■ MATERIAL PROVIDED ■
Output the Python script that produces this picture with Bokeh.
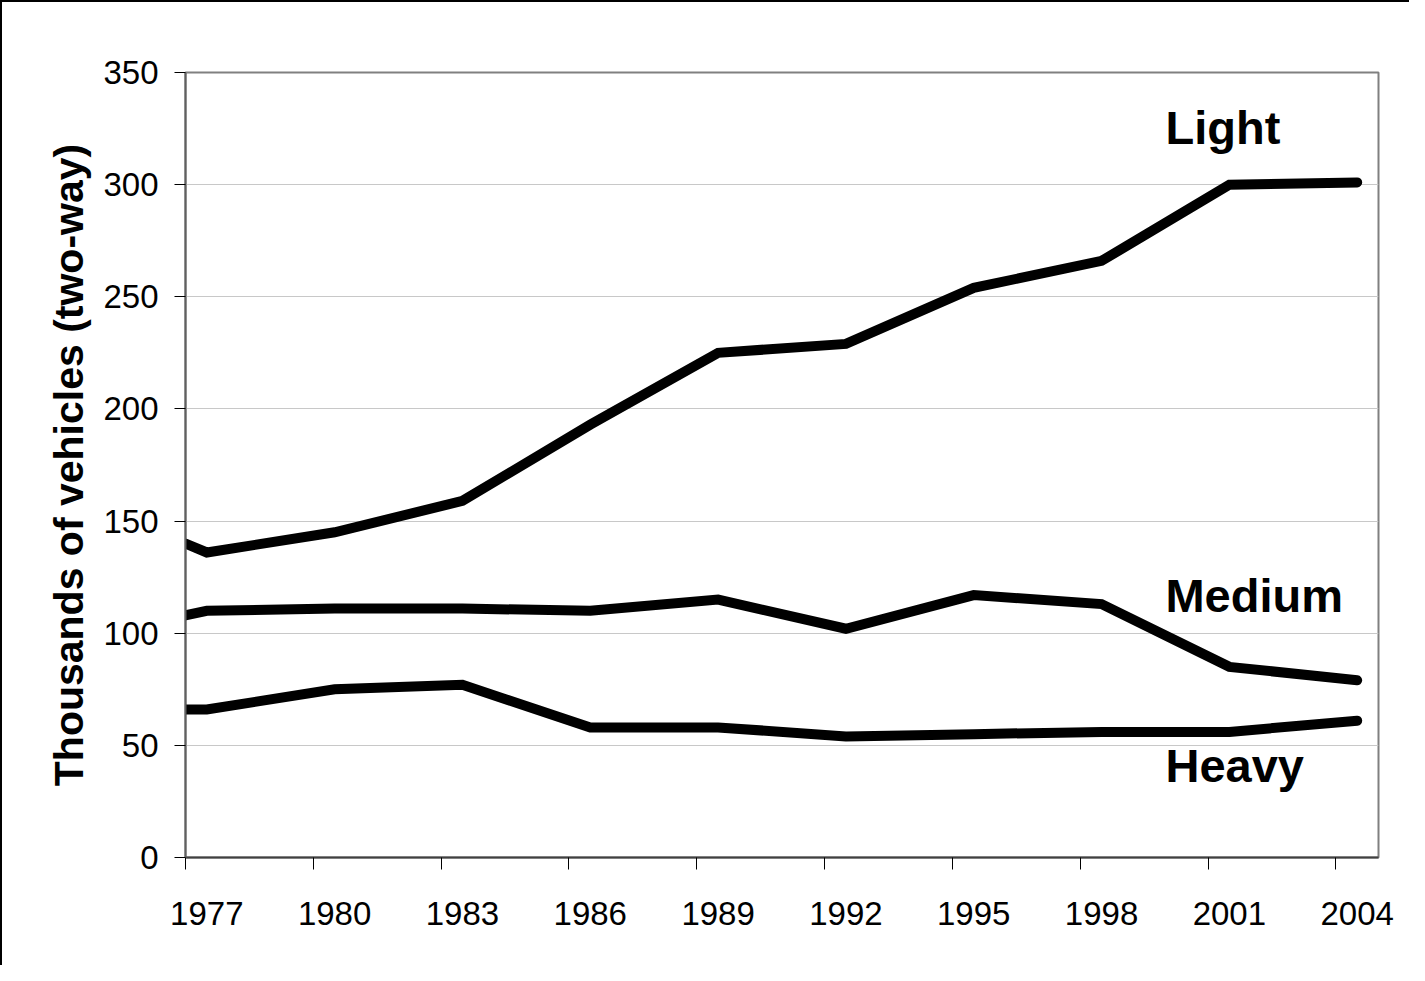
from bokeh.plotting import figure
from bokeh.models import FixedTicker, Range1d
from bokeh.core.properties import value
from bokeh.embed import file_html
from bokeh.resources import INLINE

# Data (thousands of vehicles, two-way)
years = [1977.0, 1977.5, 1980.5, 1983.5, 1986.5, 1989.5, 1992.5, 1995.5, 1998.5, 2001.5, 2004.5]
light = [140, 136, 145, 159, 193, 225, 229, 254, 266, 300, 301]
medium = [108, 110, 111, 111, 110, 115, 102, 117, 113, 85, 79]
heavy = [66, 66, 75, 77, 58, 58, 54, 55, 56, 56, 61]

tick_labels = ["1977", "1980", "1983", "1986", "1989", "1992", "1995", "1998", "2001", "2004"]
label_pos = [1977.5, 1980.5, 1983.5, 1986.5, 1989.5, 1992.5, 1995.5, 1998.5, 2001.5, 2004.5]
tick_pos = [1977, 1980, 1983, 1986, 1989, 1992, 1995, 1998, 2001, 2004]

series_names = ["Light", "Medium", "Heavy"]
series_label_x = [2000.0, 2000.0, 2000.0]
series_label_y = [325.7, 116.7, 41.2]

FONT = "Liberation Sans"

p = figure(width=1409, height=965, output_backend="svg", toolbar_location=None,
           x_range=Range1d(1977, 2005), y_range=Range1d(0, 350),
           min_border_left=183, min_border_right=33, min_border_top=70, min_border_bottom=110)

p.styles = {"border-top": "2px solid black", "border-left": "2px solid black", "box-sizing": "border-box"}

p.outline_line_color = "#808080"
p.outline_line_width = 2
p.background_fill_color = "white"
p.border_fill_color = "white"

for ys in (light, medium, heavy):
    p.line(years, ys, line_color="black", line_width=10, line_cap="round", line_join="miter")

p.text(series_label_x, series_label_y, text=series_names,
       text_font=value(FONT), text_font_style="bold", text_font_size="47px",
       text_color="black", text_baseline="alphabetic", text_align="left")

# x axis: labels at mid-year, tick marks at year boundaries
xa = p.xaxis[0]
xa.ticker = FixedTicker(ticks=label_pos, minor_ticks=tick_pos)
xa.major_label_overrides = {lp: t for lp, t in zip(label_pos, tick_labels)}
xa.major_tick_out = 0
xa.major_tick_in = 0
xa.minor_tick_out = 12
xa.minor_tick_in = 0
xa.minor_tick_line_color = "black"
xa.minor_tick_line_width = 1
xa.axis_line_color = "#404040"
xa.axis_line_width = 2
xa.major_label_standoff = 32
xa.major_label_text_font = FONT
xa.major_label_text_font_size = "33px"
xa.major_label_text_color = "black"

ya = p.yaxis[0]
ya.ticker = FixedTicker(ticks=[0, 50, 100, 150, 200, 250, 300, 350])
ya.major_tick_out = 11
ya.major_tick_in = 0
ya.minor_tick_out = 0
ya.minor_tick_in = 0
ya.major_tick_line_color = "black"
ya.axis_line_color = "#606060"
ya.axis_line_width = 2
ya.major_label_standoff = 16
ya.major_label_text_font = FONT
ya.major_label_text_font_size = "33px"
ya.major_label_text_color = "black"
ya.axis_label = "Thousands of vehicles (two-way)"
ya.axis_label_text_font = FONT
ya.axis_label_text_font_style = "bold"
ya.axis_label_text_font_size = "41px"
ya.axis_label_text_color = "black"
ya.axis_label_standoff = 8

p.xgrid.visible = False
p.ygrid.grid_line_color = "#c8c8c8"
p.ygrid.grid_line_width = 1

open("out.html", "w").write(file_html(p, INLINE))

■ AIM ■
Repeat the data in full and exactly. Omit pictures.

■ OUTPUT OF THE EXERCISE ■
Output the Python script that produces this picture with Bokeh.
from bokeh.plotting import figure
from bokeh.models import FixedTicker, Range1d
from bokeh.core.properties import value
from bokeh.embed import file_html
from bokeh.resources import INLINE

# Data (thousands of vehicles, two-way)
years = [1977.0, 1977.5, 1980.5, 1983.5, 1986.5, 1989.5, 1992.5, 1995.5, 1998.5, 2001.5, 2004.5]
light = [140, 136, 145, 159, 193, 225, 229, 254, 266, 300, 301]
medium = [108, 110, 111, 111, 110, 115, 102, 117, 113, 85, 79]
heavy = [66, 66, 75, 77, 58, 58, 54, 55, 56, 56, 61]

tick_labels = ["1977", "1980", "1983", "1986", "1989", "1992", "1995", "1998", "2001", "2004"]
label_pos = [1977.5, 1980.5, 1983.5, 1986.5, 1989.5, 1992.5, 1995.5, 1998.5, 2001.5, 2004.5]
tick_pos = [1977, 1980, 1983, 1986, 1989, 1992, 1995, 1998, 2001, 2004]

series_names = ["Light", "Medium", "Heavy"]
series_label_x = [2000.0, 2000.0, 2000.0]
series_label_y = [325.7, 116.7, 41.2]

FONT = "Liberation Sans"

p = figure(width=1409, height=965, output_backend="svg", toolbar_location=None,
           x_range=Range1d(1977, 2005), y_range=Range1d(0, 350),
           min_border_left=183, min_border_right=33, min_border_top=70, min_border_bottom=110)

p.styles = {"border-top": "2px solid black", "border-left": "2px solid black", "box-sizing": "border-box"}

p.outline_line_color = "#808080"
p.outline_line_width = 2
p.background_fill_color = "white"
p.border_fill_color = "white"

for ys in (light, medium, heavy):
    p.line(years, ys, line_color="black", line_width=10, line_cap="round", line_join="miter")

p.text(series_label_x, series_label_y, text=series_names,
       text_font=value(FONT), text_font_style="bold", text_font_size="47px",
       text_color="black", text_baseline="alphabetic", text_align="left")

# x axis: labels at mid-year, tick marks at year boundaries
xa = p.xaxis[0]
xa.ticker = FixedTicker(ticks=label_pos, minor_ticks=tick_pos)
xa.major_label_overrides = {lp: t for lp, t in zip(label_pos, tick_labels)}
xa.major_tick_out = 0
xa.major_tick_in = 0
xa.minor_tick_out = 12
xa.minor_tick_in = 0
xa.minor_tick_line_color = "black"
xa.minor_tick_line_width = 1
xa.axis_line_color = "#404040"
xa.axis_line_width = 2
xa.major_label_standoff = 32
xa.major_label_text_font = FONT
xa.major_label_text_font_size = "33px"
xa.major_label_text_color = "black"

ya = p.yaxis[0]
ya.ticker = FixedTicker(ticks=[0, 50, 100, 150, 200, 250, 300, 350])
ya.major_tick_out = 11
ya.major_tick_in = 0
ya.minor_tick_out = 0
ya.minor_tick_in = 0
ya.major_tick_line_color = "black"
ya.axis_line_color = "#606060"
ya.axis_line_width = 2
ya.major_label_standoff = 16
ya.major_label_text_font = FONT
ya.major_label_text_font_size = "33px"
ya.major_label_text_color = "black"
ya.axis_label = "Thousands of vehicles (two-way)"
ya.axis_label_text_font = FONT
ya.axis_label_text_font_style = "bold"
ya.axis_label_text_font_size = "41px"
ya.axis_label_text_color = "black"
ya.axis_label_standoff = 8

p.xgrid.visible = False
p.ygrid.grid_line_color = "#c8c8c8"
p.ygrid.grid_line_width = 1

open("out.html", "w").write(file_html(p, INLINE))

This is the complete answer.